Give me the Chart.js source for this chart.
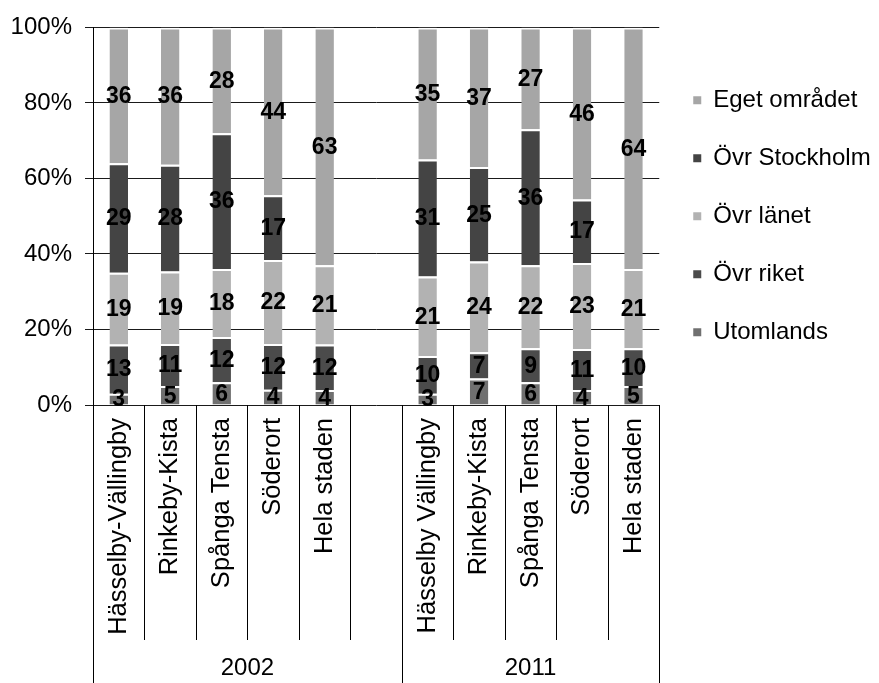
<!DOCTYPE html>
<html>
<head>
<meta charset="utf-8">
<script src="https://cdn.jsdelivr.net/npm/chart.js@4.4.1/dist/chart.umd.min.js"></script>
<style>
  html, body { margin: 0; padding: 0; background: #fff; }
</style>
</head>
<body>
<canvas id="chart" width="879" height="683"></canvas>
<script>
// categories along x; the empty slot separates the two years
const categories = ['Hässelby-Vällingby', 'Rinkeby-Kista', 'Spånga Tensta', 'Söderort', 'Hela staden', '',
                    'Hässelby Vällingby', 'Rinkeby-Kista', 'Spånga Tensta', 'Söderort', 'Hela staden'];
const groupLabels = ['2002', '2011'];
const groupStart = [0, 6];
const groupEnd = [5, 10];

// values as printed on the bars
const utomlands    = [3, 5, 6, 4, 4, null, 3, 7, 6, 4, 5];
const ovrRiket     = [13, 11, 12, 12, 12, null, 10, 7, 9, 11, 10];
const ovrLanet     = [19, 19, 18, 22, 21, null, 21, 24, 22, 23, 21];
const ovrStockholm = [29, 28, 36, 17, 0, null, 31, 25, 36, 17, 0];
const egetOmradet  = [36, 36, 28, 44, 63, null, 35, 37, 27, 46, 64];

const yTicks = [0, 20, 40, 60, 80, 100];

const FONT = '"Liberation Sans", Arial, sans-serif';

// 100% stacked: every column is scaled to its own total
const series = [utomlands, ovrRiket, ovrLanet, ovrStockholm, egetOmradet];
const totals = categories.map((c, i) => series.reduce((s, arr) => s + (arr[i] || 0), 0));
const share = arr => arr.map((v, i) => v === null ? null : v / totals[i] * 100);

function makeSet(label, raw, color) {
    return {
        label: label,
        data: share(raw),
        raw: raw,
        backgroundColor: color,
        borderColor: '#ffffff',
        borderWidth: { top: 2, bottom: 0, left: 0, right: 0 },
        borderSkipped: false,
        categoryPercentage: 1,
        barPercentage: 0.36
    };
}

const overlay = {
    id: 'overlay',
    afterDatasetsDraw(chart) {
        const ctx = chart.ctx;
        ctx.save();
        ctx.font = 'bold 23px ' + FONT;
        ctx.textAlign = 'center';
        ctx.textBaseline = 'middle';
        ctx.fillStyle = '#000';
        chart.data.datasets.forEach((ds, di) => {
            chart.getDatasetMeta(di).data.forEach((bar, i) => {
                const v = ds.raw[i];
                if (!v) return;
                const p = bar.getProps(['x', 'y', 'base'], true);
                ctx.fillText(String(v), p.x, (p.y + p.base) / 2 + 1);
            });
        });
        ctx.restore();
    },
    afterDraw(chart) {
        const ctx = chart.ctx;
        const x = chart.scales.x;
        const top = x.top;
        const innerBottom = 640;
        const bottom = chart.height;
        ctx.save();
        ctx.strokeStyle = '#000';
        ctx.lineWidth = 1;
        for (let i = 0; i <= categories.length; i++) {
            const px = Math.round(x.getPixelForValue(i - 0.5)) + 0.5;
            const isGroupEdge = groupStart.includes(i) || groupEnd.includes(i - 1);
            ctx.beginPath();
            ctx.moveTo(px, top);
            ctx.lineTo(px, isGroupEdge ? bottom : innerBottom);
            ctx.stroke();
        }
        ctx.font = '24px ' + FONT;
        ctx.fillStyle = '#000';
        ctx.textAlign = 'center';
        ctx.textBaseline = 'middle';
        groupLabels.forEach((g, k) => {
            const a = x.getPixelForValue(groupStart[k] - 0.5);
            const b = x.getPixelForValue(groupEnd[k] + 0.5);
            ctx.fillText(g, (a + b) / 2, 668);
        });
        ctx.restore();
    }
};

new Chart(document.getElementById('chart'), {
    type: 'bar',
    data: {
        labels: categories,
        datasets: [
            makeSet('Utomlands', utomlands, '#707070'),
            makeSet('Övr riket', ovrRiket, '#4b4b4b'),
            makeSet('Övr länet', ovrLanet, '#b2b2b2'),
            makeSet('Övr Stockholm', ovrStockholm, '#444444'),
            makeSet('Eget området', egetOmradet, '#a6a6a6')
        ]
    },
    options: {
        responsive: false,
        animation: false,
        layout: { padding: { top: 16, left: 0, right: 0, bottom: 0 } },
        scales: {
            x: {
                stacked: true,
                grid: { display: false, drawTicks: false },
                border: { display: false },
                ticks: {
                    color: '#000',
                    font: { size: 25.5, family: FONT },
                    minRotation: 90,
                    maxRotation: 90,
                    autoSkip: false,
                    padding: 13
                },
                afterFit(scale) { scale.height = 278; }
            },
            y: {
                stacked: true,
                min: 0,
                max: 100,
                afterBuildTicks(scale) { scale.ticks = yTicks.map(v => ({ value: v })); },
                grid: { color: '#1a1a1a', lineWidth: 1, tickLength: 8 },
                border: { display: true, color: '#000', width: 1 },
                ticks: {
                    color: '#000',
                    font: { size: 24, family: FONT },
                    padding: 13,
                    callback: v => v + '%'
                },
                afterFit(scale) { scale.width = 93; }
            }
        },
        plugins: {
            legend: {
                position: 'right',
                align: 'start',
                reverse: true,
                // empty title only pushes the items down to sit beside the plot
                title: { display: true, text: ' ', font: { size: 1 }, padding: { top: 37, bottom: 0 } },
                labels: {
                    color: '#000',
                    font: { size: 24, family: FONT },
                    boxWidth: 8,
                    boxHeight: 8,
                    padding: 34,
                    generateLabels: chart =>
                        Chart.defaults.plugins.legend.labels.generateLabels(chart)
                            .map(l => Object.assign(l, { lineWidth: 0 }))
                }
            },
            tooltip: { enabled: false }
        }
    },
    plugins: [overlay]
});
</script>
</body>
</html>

#####

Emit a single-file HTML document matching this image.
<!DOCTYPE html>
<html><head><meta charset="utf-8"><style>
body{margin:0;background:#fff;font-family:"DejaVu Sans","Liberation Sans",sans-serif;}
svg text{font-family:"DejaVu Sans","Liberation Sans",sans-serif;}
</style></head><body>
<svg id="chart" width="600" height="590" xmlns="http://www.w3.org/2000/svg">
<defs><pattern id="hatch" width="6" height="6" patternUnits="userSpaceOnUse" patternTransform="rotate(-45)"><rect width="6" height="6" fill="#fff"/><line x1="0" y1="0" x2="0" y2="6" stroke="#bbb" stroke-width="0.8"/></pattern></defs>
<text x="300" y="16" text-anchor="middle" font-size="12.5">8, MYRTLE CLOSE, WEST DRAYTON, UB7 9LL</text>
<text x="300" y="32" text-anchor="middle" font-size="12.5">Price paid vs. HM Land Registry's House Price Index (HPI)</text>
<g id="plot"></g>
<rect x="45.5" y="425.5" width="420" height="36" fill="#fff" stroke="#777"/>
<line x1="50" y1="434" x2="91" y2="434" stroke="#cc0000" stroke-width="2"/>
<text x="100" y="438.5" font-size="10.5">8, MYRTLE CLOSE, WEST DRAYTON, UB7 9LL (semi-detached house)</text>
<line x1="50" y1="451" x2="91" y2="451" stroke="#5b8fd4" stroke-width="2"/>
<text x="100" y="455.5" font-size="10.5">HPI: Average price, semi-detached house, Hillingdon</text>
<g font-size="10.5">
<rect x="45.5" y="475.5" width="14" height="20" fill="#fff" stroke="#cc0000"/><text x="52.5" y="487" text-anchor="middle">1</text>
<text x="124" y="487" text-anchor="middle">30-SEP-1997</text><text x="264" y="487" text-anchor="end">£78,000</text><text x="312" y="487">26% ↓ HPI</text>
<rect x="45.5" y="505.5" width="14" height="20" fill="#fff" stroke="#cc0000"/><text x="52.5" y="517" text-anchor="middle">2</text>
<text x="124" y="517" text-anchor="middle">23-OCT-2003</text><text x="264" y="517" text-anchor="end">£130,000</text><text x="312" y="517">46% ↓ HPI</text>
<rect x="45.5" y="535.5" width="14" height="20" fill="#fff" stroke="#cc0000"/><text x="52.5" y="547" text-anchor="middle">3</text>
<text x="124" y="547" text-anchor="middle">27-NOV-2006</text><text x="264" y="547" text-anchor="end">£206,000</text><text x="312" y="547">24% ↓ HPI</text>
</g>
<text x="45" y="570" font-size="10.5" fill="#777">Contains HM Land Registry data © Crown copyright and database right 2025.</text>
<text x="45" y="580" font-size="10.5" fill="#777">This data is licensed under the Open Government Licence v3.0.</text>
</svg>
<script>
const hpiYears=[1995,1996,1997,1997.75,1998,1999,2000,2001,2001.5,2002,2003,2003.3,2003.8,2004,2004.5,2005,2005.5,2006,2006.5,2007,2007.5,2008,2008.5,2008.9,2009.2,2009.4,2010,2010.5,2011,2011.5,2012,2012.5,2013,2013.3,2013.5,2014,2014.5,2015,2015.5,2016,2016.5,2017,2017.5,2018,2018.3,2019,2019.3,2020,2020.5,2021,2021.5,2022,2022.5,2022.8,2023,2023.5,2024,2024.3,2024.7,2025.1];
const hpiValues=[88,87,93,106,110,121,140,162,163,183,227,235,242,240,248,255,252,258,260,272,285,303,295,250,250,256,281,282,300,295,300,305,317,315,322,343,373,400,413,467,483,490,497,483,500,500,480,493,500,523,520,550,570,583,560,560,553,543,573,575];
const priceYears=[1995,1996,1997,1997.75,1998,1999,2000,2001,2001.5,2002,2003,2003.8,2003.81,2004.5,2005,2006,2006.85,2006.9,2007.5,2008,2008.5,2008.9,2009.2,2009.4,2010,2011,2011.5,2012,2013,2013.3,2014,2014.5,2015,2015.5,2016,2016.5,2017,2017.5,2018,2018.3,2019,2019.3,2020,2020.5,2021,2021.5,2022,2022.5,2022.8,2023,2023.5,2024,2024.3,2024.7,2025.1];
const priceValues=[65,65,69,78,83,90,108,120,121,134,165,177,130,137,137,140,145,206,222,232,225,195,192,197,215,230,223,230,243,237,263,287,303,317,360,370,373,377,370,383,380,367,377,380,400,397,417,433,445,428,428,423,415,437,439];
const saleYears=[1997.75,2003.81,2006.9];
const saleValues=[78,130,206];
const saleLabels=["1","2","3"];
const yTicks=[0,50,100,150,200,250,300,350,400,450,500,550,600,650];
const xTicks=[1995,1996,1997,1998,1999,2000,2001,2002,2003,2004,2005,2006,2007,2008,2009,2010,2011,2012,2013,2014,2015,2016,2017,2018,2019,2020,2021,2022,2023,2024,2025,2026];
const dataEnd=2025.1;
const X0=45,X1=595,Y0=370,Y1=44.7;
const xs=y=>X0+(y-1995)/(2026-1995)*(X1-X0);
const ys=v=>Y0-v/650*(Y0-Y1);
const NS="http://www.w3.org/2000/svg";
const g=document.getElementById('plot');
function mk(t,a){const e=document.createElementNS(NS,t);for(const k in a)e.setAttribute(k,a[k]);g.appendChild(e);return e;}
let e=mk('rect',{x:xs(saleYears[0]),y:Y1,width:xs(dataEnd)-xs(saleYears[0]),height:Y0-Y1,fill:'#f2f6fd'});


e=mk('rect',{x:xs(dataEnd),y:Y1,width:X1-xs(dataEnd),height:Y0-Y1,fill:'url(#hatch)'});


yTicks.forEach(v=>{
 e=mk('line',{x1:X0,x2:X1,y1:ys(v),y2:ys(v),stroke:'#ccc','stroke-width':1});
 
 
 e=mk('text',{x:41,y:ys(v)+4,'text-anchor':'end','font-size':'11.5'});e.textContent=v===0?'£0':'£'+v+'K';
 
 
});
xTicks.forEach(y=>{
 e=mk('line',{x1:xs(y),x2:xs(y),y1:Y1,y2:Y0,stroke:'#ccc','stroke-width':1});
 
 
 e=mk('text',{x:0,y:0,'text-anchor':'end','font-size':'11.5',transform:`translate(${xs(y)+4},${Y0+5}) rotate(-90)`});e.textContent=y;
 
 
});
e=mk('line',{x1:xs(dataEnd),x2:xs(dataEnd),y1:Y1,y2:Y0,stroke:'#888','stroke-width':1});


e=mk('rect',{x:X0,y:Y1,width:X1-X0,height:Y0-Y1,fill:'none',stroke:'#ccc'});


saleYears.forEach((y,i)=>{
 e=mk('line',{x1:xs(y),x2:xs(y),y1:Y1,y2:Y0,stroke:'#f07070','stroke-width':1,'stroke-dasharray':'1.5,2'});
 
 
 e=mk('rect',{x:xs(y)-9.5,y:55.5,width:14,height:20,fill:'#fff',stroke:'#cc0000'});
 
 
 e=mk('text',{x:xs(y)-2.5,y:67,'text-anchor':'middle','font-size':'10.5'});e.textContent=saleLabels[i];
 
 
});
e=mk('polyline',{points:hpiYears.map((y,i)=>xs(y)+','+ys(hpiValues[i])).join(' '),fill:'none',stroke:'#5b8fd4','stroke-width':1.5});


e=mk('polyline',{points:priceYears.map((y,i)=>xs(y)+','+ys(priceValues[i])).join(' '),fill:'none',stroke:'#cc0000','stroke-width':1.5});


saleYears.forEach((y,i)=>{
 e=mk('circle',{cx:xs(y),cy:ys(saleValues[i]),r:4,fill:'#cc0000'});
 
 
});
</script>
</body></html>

#####

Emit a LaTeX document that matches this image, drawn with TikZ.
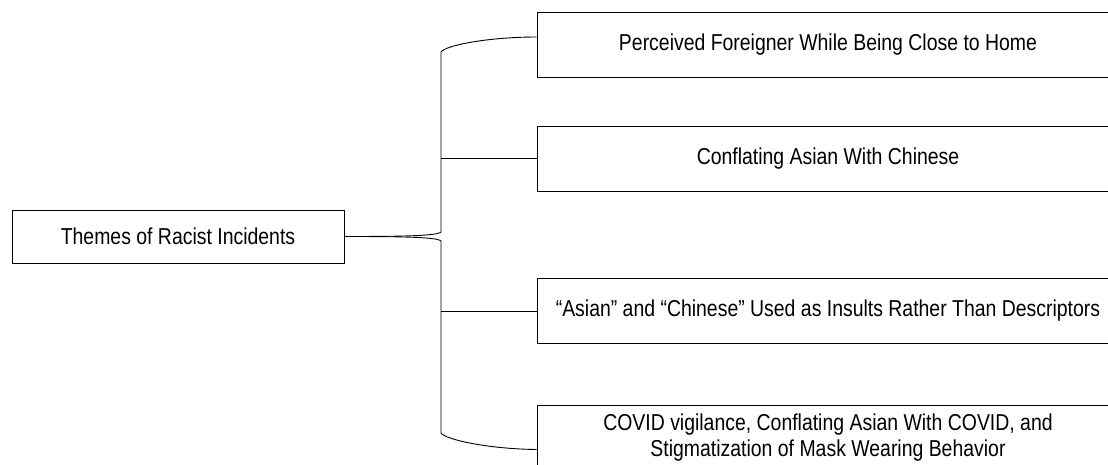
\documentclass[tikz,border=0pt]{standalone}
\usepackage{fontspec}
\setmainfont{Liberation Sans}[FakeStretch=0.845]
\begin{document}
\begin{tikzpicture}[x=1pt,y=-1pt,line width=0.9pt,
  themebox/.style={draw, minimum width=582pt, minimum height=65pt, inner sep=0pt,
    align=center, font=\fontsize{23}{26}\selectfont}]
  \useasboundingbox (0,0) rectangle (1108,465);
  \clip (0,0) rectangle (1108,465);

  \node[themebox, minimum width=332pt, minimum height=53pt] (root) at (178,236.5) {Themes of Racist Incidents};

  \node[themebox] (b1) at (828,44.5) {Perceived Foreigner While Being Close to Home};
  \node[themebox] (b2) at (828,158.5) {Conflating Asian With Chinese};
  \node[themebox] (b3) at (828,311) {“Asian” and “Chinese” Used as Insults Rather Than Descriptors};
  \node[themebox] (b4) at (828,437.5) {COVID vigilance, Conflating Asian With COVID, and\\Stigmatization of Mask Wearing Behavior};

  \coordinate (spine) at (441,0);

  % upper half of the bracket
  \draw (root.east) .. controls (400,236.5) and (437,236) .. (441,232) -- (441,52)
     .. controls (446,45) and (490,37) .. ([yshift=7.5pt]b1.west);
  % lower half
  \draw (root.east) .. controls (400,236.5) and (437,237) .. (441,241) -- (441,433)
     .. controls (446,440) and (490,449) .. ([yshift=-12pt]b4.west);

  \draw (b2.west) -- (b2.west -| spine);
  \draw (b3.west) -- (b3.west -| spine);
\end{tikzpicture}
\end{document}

#####

From the entries above, return each line with the word "Emit" in it.

§ The output
Emit a single-file HTML document matching this image.
Emit a LaTeX document that matches this image, drawn with TikZ.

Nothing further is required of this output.